Working with Vowels part 2:
Plotting vowel data
Matthew Winn
University of Washington (now at University of Minnesota)
All data objects in this tutorial come from that .RData file and can be examined thoroughly by loading them or viewing the first tutorial.
### First Load the required packages
library("ggplot2")
library("dplyr")
library("scales")
library("animation")
Note that the animation function requires installation of ImageMagick.
First guide R to the directory where the R objects live on your computer (i.e. where you put it from the first tutorial, or where you just downloaded the data using the link above).
folder_with_saved_objects <- "C:\\Enter\\Your\\Folder\\Path\\Here"
setwd(folder_with_saved_objects)
load("HB95_data.RData")
Use the data.wide.ss
object, as it contains formant values for each of the vowels grouped by talker gender and age. The data is in “wide” format because each of the formnt values is coded as a different variable (as opposed to being a single column, whose formant number is coded in an adjacent column). Wide-format data is required when setting different formants (e.g. F1 nd F2) to separate axes.
Note how for each talker group, we let each axis limits adjust to the range of data for that group using scales="free"
.
px_all_pts <- ggplot(data.wide.ss)+
aes(x=f2, y=f1,
label=Vowel.IPA,
color=Vowel.ordered)+
scale_x_reverse(name="F2 (Hz)")+scale_y_reverse(name="F1 (Hz)")+
geom_text()+
theme_bw()+
theme(legend.position="none")+
facet_wrap(~ Age + Gender, scales="free")
px_all_pts
While it is easy to produce a mean
of the y-axis value inline in the ggplot code (e.g. with stat_summary()
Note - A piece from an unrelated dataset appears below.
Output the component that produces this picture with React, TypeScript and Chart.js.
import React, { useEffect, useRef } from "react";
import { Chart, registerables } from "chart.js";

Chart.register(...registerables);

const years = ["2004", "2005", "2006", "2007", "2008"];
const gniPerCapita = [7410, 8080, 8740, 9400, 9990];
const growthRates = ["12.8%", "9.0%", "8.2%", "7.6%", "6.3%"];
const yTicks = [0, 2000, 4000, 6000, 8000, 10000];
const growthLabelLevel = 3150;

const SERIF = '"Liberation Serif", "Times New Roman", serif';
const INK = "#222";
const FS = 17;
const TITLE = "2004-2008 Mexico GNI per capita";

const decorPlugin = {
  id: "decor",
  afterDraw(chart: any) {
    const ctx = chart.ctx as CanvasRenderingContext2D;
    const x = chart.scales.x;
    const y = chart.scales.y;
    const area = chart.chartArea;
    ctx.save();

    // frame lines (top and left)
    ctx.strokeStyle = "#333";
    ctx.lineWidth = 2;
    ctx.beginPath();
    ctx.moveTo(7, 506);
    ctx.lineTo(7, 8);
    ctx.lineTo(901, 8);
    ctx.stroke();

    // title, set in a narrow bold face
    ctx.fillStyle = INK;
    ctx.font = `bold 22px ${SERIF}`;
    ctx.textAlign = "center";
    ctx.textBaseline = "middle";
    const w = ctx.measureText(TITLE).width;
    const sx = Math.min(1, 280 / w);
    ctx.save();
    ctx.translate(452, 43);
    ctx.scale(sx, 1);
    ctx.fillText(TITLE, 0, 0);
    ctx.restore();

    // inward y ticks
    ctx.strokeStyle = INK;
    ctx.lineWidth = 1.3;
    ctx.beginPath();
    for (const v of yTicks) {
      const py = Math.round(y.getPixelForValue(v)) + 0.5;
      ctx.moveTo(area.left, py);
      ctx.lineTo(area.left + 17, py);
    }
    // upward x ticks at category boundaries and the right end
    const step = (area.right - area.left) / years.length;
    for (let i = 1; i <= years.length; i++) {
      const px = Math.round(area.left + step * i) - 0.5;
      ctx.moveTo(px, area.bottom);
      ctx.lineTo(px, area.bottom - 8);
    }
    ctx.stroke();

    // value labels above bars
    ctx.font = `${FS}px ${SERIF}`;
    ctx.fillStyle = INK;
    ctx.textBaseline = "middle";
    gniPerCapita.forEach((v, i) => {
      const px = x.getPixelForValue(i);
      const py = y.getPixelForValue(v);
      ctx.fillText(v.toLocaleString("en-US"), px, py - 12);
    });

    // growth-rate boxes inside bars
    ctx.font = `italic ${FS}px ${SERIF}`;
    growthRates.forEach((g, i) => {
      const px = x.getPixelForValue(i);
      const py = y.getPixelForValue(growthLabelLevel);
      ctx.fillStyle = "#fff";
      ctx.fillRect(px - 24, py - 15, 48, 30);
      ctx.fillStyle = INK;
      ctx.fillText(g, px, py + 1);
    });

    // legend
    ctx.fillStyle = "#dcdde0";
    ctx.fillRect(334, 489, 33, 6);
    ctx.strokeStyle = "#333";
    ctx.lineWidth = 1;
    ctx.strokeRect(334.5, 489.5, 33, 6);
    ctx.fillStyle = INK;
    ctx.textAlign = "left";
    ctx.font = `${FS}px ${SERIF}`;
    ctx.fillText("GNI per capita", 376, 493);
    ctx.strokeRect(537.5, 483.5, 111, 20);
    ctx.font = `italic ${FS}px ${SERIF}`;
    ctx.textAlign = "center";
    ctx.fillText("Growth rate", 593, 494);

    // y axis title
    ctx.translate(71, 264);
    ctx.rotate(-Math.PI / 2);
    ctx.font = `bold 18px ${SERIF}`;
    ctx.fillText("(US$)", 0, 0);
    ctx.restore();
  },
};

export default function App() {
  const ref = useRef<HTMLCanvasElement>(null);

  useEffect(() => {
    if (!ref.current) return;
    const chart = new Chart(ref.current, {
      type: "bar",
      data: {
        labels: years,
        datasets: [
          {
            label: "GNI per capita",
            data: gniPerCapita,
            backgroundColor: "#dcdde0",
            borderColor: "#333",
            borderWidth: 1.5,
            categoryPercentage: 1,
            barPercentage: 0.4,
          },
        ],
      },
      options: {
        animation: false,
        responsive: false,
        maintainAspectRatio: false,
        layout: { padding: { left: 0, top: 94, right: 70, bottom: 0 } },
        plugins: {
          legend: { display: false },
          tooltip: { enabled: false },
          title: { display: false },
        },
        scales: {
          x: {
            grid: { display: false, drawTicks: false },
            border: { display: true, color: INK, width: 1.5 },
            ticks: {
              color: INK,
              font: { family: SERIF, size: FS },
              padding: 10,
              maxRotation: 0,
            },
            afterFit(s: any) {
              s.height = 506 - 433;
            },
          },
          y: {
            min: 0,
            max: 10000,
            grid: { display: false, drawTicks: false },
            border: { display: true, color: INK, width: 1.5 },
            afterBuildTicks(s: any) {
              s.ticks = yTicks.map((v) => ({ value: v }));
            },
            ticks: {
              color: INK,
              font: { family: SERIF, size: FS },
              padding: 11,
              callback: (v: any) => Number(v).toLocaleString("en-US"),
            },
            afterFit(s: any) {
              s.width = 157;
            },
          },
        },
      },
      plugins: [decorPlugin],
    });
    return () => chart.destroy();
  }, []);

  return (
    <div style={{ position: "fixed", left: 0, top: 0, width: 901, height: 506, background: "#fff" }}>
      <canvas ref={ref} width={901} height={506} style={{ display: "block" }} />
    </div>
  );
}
), it’s not clear how to do that for the y-axis and the x-axis at the same time. And yet we want to keep the same plot setup that we just produced with the previous lines of code. So what we need to do is simply substitute a different data frame to the same plot using %+%
(subbing the data.wide.ss.sum
data frame in place of the one without “.sum”) and set a new label aesthetic to remove the redundant color info.
px_vowel_means_4_panel <- px_all_pts %+%
data.wide.ss.sum +
aes(label=Vowel.IPA, color=NULL)+
guides(color="none")
px_vowel_means_4_panel
This code takes a data frame and first filters out the ‘er’ vowel because it’s a bit of an odd case. Then, within each group defined by Age and Gender, it arranges the data frame so that the rows are ordered by the vowel order established in the first script (it is essentially a counter-clockwise walk around the vowel space) and sends it into the ggplot()
function.
px_v_space_by_gender <- data.wide.ss.sum %>%
dplyr::filter(Vowel!="er") %>%
group_by(Age, Gender) %>%
arrange(as.numeric(Vowel.order.num)) %>%
ungroup %>%
ggplot(., aes(x=f2, y=f1, color=Gender))+
geom_path()+
geom_text(aes(label=Vowel.IPA), show.legend=FALSE)+
scale_x_reverse() + scale_y_reverse()+
theme_bw()+
scale_color_manual(values = c("Female" = "black",
"Male" = "#22BA36"))+
facet_wrap( ~ Age, scales="free")
px_v_space_by_gender
Here, a specialized funciton is needed to create a log scale in reverse:
reverselog_trans <- function(base = exp(1)) {
trans <- function(x) -log(x, base)
inv <- function(x) base^(-x)
trans_new(paste0("reverselog-", format(base)), trans, inv,
log_breaks(base = base),
domain = c(1e-100, Inf))
}
This can be used simply as follows:
# p = a plot that you have already created
p_reverse_log <- p + scale_x_continuous(trans=reverselog_trans(10))
Now let’s add it to our plot:
px_v_space_by_gender.log <- px_v_space_by_gender +
scale_x_continuous(name="F2 (Hz)",
trans=reverselog_trans(10),
breaks=seq(1000,3000,500))+
scale_y_continuous(name="F1 (Hz)",
trans=reverselog_trans(10),
breaks=seq(400,1000,200))
## Scale for 'x' is already present. Adding another scale for 'x', which
## will replace the existing scale.
## Scale for 'y' is already present. Adding another scale for 'y', which
## will replace the existing scale.
px_v_space_by_gender.log
Now the data are treated in a way that more closely resembles the auditory transformation of the vowel space. There are other clever ways of doing this (using the Bark scale, ERB, or the Greenwood function).
… and distinguish them by line type
px_v_space_by_gender_age <- px_v_space_by_gender+
aes(linetype=Age) +
facet_null()
px_v_space_by_gender_age